Jak informuje niemiecki dziennik „Frankfurter Allgemeine Zeitung”, pod młotek miały trafić łącznie 623 artefakty, w tym między innymi: list więźnia z Auschwitz, diagnoza lekarska pochodząca z obozu koncentracyjnego Dachau dotycząca przymusowej sterylizacji więźnia, karta z kartoteki Gestapo z informacją o egzekucji żydowskiego więźnia w getcie Mackheim w lipcu 1942 r., antyżydowski plakat propagandowy oraz gwiazda żydowska z obozu Buchenwald.

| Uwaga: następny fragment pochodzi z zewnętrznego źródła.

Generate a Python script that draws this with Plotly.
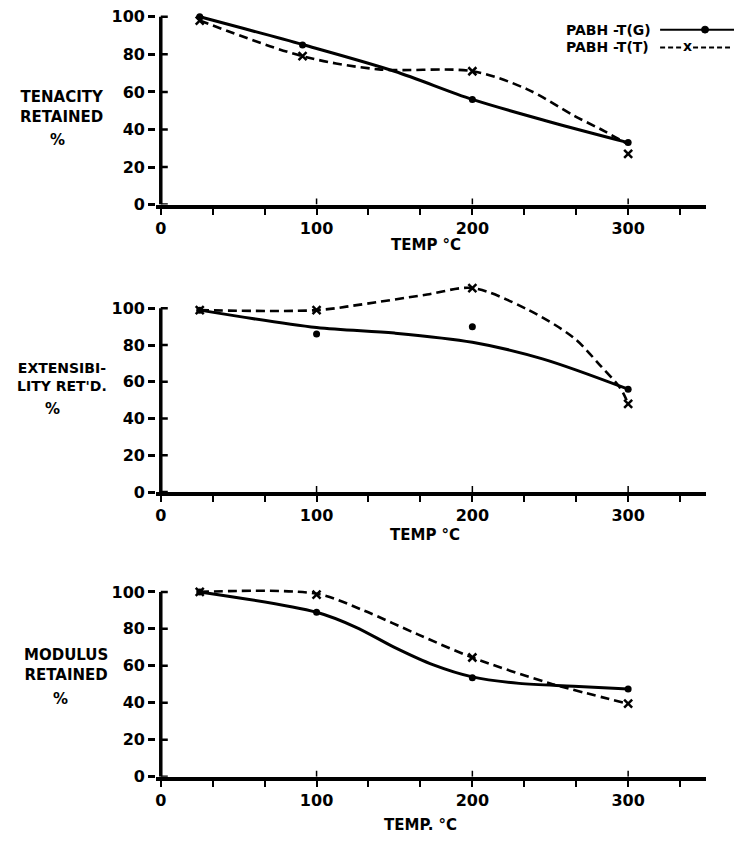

Cena wywoławcza tych przedmiotów wahała się od około 350 do 500 euro.
Choć aukcja miała odbyć się w poniedziałek, germanista Paweł Zarychta oraz Adam Górczewski – autor podcastu „W razie Niemca” – zauważyli w mediach społecznościowych, że wydarzenie zniknęło z programu Domu Aukcyjnego Felzmann.
Potwierdził to później także szef MSZ Radosław Sikorski. „Ambasador Jan Tombiński, który od kilku dni interweniował u władz Westfalii w tej sprawie poinformował mnie, że wszystkie artefakty już zniknęły z internetowej strony skandalicznej aukcji. #RobimyNieGadamy” – czytamy.